A reduction in interest rates by the Bank of England should rank as a joyful summer gift to borrowers weighed down by the high cost of mortgages and loans.
Yet the latest quarter-point cut to the cost of borrowing, from 4.25% to 4%, is laced with so many warnings that any celebration will be muted.
Most prominently, the Bank’s monetary policy committee (MPC) said in its latest assessment of the UK’s economic outlook that inflation is on course to peak at a higher rate in the second half of this year than previously forecast.
Price spikes in food and energy and the higher cost of business services would push the consumer prices index to 4% in September, it said, before falling only slowly to an average of 3% in a year’s time.
The MPC made clear that workers who sought to outrun this inflationary surge with higher wage claims would be likely to persuade the committee to bring its policy of slow and steady credit loosening to a grinding halt.
This concern about wage rises, especially in the services industry, and a rise in food inflation to 5.5% later this year, is why financial markets judged that interest rates would fall more gradually over the next year than they expected this week.

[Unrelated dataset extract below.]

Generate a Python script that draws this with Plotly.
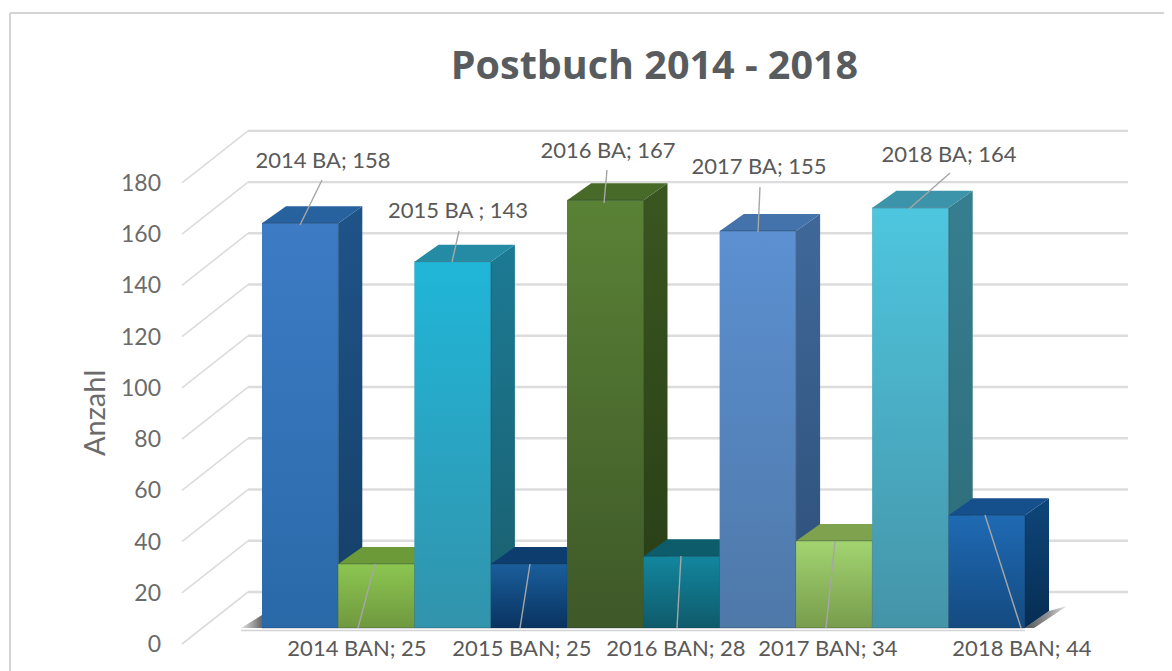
import plotly.graph_objects as go

# ---- data -------------------------------------------------------------
categories = ["2014 BA", "2014 BAN", "2015 BA", "2015 BAN", "2016 BA",
              "2016 BAN", "2017 BA", "2017 BAN", "2018 BA", "2018 BAN"]
values = [158, 25, 143, 25, 167, 28, 155, 34, 164, 44]
separators = ["; ", "; ", " ; ", "; ", "; ", "; ", "; ", "; ", "; ", "; "]
tick_values = [0, 20, 40, 60, 80, 100, 120, 140, 160, 180]
title_text = "Postbuch 2014 - 2018"
y_title = "Anzahl"

# ---- styles -----------------------------------------------------------
front_top = ["#3d7cc5", "#8cc650", "#20b6d8", "#1a5e9c", "#5a8236",
             "#12869e", "#5c90d2", "#a2d470", "#4ec6df", "#1f6ab4"]
front_bot = ["#2a69a8", "#6f983f", "#3293ac", "#093360", "#3e5828",
             "#0f5a6a", "#4e78a8", "#789c4c", "#4594a8", "#144a80"]
side_top = ["#1f5489", "#5c8232", "#1c7a94", "#0b3b6a", "#3a5620",
            "#0b5566", "#3f6899", "#6a8c3e", "#367f90", "#0e467a"]
side_bot = ["#143f66", "#4d6c2a", "#1a5e6e", "#062645", "#283c16",
            "#08404d", "#2d4f78", "#557232", "#2d6a78", "#072d52"]
top_face = ["#27629f", "#6d9a38", "#258ba5", "#0d3d6e", "#476a28",
            "#0d5c6c", "#4472aa", "#7ea24d", "#3b94a9", "#154f8c"]
grid_color = "#dcdcdc"
text_color = "#595959"

# ---- layout geometry (page pixels; the page has an 8 px body margin) ---
PAGE_W, PAGE_H = 1172, 671
OFF = 8
W, H = PAGE_W - OFF, PAGE_H - OFF
LEFT = 162               # page x of plot-area left edge
PX_SLOT = 76.3           # pixels per bar slot
PX_VAL = 2.562           # pixels per value unit
BAR_X0 = 262             # left edge of first bar
BASE_Y = 628             # pixel row of value 0 for the bars
AXIS_Y = 644             # pixel row of value 0 for the front axis ends
DEPTH_X = 24 / PX_SLOT   # bar depth in slots
DEPTH_Y = 17 / PX_VAL    # bar depth in value units
WALL_Y = 52 / PX_VAL     # wall depth in value units


def sx(px):
    return (px - BAR_X0) / PX_SLOT - 0.5


def vy(py):
    return (BASE_Y - py) / PX_VAL


def paper_x(px):
    return (px - LEFT) / (PAGE_W - LEFT)


def paper_y(py):
    return 1 - (py - OFF) / H


x_range = [sx(LEFT), sx(PAGE_W)]
range_bars = [vy(PAGE_H), vy(OFF)]
range_axis = [(AXIS_Y - PAGE_H) / PX_VAL, (AXIS_Y - OFF) / PX_VAL]

fig = go.Figure()

# wall grid and left-side diagonals (front axis scale)
gx, gy, dx, dy = [], [], [], []
for t in tick_values:
    gx += [sx(248), sx(1128), None]
    gy += [t + WALL_Y, t + WALL_Y, None]
    dx += [sx(182), sx(248), None]
    dy += [t, t + WALL_Y, None]
fig.add_trace(go.Scatter(x=gx, y=gy, mode="lines", hoverinfo="skip",
                         line=dict(color=grid_color, width=2.4), showlegend=False))
fig.add_trace(go.Scatter(x=dx, y=dy, mode="lines", hoverinfo="skip",
                         line=dict(color=grid_color, width=1.6), showlegend=False))

# floor shadow and floor line (bar scale)
n = len(values)
fig.add_trace(go.Scatter(
    x=[sx(241), sx(262), sx(262)], y=[0, 13 / PX_VAL, 0], mode="lines", fill="toself",
    fillgradient=dict(type="horizontal",
                      colorscale=[[0, "#e4e4e4"], [0.6, "#9a9a9a"], [1, "#666666"]]),
    line=dict(width=0), hoverinfo="skip", showlegend=False, yaxis="y2"))
fig.add_trace(go.Scatter(
    x=[n - 0.5, n - 0.5 + DEPTH_X, sx(1067), n - 0.5 + 0.12],
    y=[0, DEPTH_Y, 22 / PX_VAL, 0], mode="lines", fill="toself",
    fillgradient=dict(type="horizontal",
                      colorscale=[[0, "#555555"], [0.6, "#9a9a9a"], [1, "#e8e8e8"]]),
    line=dict(width=0), hoverinfo="skip", showlegend=False, yaxis="y2"))
fig.add_trace(go.Scatter(
    x=[sx(241), n - 0.5], y=[-1.0, -1.0], mode="lines", hoverinfo="skip",
    line=dict(color="#d4d4d4", width=1.6), showlegend=False, yaxis="y2"))

# side and top faces, beneath the fronts
for i, v in enumerate(values):
    r = i + 0.5
    fig.add_trace(go.Scatter(
        x=[r, r + DEPTH_X, r + DEPTH_X, r],
        y=[0, DEPTH_Y, v + DEPTH_Y, v], mode="lines", fill="toself",
        fillgradient=dict(type="vertical",
                          colorscale=[[0, side_bot[i]], [1, side_top[i]]]),
        line=dict(width=0), hoverinfo="skip", showlegend=False, yaxis="y2"))
for i, v in enumerate(values):
    l, r = i - 0.5, i + 0.5
    fig.add_trace(go.Scatter(
        x=[l, l + DEPTH_X, r + DEPTH_X, r],
        y=[v, v + DEPTH_Y, v + DEPTH_Y, v], mode="lines", fill="toself",
        fillcolor=top_face[i], line=dict(width=0), hoverinfo="skip",
        showlegend=False, yaxis="y2"))

# the bars themselves
fig.add_trace(go.Bar(
    x=list(range(n)), y=values, width=1, yaxis="y3", showlegend=False,
    customdata=categories, hovertemplate="%{customdata}: %{y}<extra></extra>",
    marker=dict(color=front_bot, line=dict(width=0))))
# front gradients
for i, v in enumerate(values):
    l, r = i - 0.5, i + 0.5
    fig.add_trace(go.Scatter(
        x=[l, r, r, l], y=[0, 0, v, v], mode="lines", fill="toself",
        fillgradient=dict(type="vertical",
                          colorscale=[[0, front_bot[i]], [1, front_top[i]]]),
        line=dict(color="rgba(30,45,60,0.35)", width=1), hoverinfo="skip",
        showlegend=False, yaxis="y3"))

# data labels with leader lines: label centre and leader end points, in page pixels
label_px = [(323, 162), (357, 650), (458, 212), (522, 650), (608, 152),
            (676, 650), (759, 168), (828, 650), (949, 156), (1022, 650)]
leader_px = [((322, 180), (300, 225)), ((375, 564), (358, 628)),
             ((459, 231), (452, 262)), ((530, 564), (520, 628)),
             ((607, 170), (604, 203)), ((681, 556), (677, 628)),
             ((760, 187), (758, 232)), ((835, 541), (826, 628)),
             ((950, 173), (909, 209)), ((985, 515), (1021, 628))]
lx, ly = [], []
for a, b in leader_px:
    lx += [sx(a[0]), sx(b[0]), None]
    ly += [vy(a[1]), vy(b[1]), None]
fig.add_trace(go.Scatter(x=lx, y=ly, mode="lines", hoverinfo="skip",
                         line=dict(color="#a6a6a6", width=1.4),
                         showlegend=False, yaxis="y4"))
fig.add_trace(go.Scatter(
    x=[sx(p[0]) for p in label_px], y=[vy(p[1]) for p in label_px],
    mode="text", hoverinfo="skip", showlegend=False, yaxis="y4",
    text=[f"{c}{s}{v}" for c, s, v in zip(categories, separators, values)],
    textposition="middle center",
    textfont=dict(family="Lato, sans-serif", size=22, color=text_color)))

hidden = dict(overlaying="y", visible=False, range=range_bars, fixedrange=True)
fig.update_layout(
    width=W, height=H, autosize=False,
    margin=dict(l=LEFT - OFF, r=0, t=0, b=0, pad=0),
    paper_bgcolor="white", plot_bgcolor="rgba(0,0,0,0)",
    hovermode="closest", showlegend=False, barmode="overlay",
    xaxis=dict(range=x_range, visible=False, fixedrange=True),
    yaxis=dict(range=range_axis, tickvals=tick_values, showgrid=False, zeroline=False,
               showline=False, ticks="", fixedrange=True,
               tickfont=dict(family="Lato, sans-serif", size=23, color="#6b6b6b")),
    yaxis2=hidden, yaxis3=hidden, yaxis4=hidden,
    title=dict(text=f"<b>{title_text}</b>", x=(654.5 - OFF) / W, xanchor="center",
               xref="container", y=1 - (65 - OFF) / H, yanchor="middle", yref="container",
               font=dict(family="Open Sans, sans-serif", size=39.5, color="#595c5f")),
    annotations=[dict(text=y_title, textangle=-90, showarrow=False,
                      xref="paper", yref="paper",
                      x=paper_x(93), y=paper_y(413),
                      xanchor="center", yanchor="middle",
                      font=dict(family="Lato, sans-serif", size=29, color="#6b6b6b"))],
    shapes=[dict(type="line", xref="paper", yref="paper", layer="below",
                 x0=paper_x(10), x1=paper_x(PAGE_W + 5), y0=paper_y(13), y1=paper_y(13),
                 line=dict(color="#d4d4d4", width=2)),
            dict(type="line", xref="paper", yref="paper", layer="below",
                 x0=paper_x(10), x1=paper_x(10), y0=paper_y(13), y1=paper_y(PAGE_H + 5),
                 line=dict(color="#d4d4d4", width=2))],
)

fig.write_html("out.html")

The committee’s judgment on this occasion was more about the number of redundancies, which are growing, and unemployment, which is rising at a time when business and consumer confidence remains subdued.
Yet even this trend was qualified by a concern that while wage settlements have fallen towards the Bank’s equilibrium target of 3.25%, at 3.75% they remained too high.
A reversal of the downward trend would be likely to persuade the Bank’s governor, Andrew Bailey, to join those who want to freeze rates.
Bailey voted with three other MPC members to cut interest rates by 0.25 percentage points against four members of the committee who said the Bank should pause until there was more clarity about the path of wages and inflation. A vote by the external member, Alan Taylor, for a half-point cut completed the voting.
To break the deadlock, Bailey called for a second vote and Taylor relented, reluctantly, we assume, lending his vote for a more modest quarter-point reduction.
The split on the MPC illustrates the dilemma facing all policymakers as the UK economy staggers through 2025.
Rachel Reeves will be cheered that the Bank stuck to a forecast of a rise in economic growth in the last quarter of the year to 0.3% when other forecasters – notably the National Institute of Economic and Social Research – believe that Threadneedle Street’s prediction of 0.1% in the third quarter will be repeated in the fourth.
All positive figures are music to Treasury ears, however modest, but the chancellor knows the Bank’s forecasts present her with big challenges.
In addition to the pain that fewer jobs and higher prices will inflict on household incomes, she will be concerned that conceding inflation-busting wage rises across the public sector will make life harder for the MPC to make further interest rate cuts.
Public sector unions are queueing up to demand better living standards, and the impact is double-edged. Not only will it put pressure on the Bank to abandon further cuts, the extra costs to the exchequer will also be intense when there are already plenty of predictions of a deficit in the autumn budget.
Another big bill for the Treasury, and one it will not be able to resist, is a rise in the state pension. Unlike the UK’s 31 million workers, 12 million pensioners have a triple lock guarantee that means their annual incomes rise in line with average earnings, inflation or a minimum of 2.5%.
The increase is tied to the September inflation number. If it hits 4%, as expected by the Bank, pensioners will be in the top rank of earners when the rise is applied next April.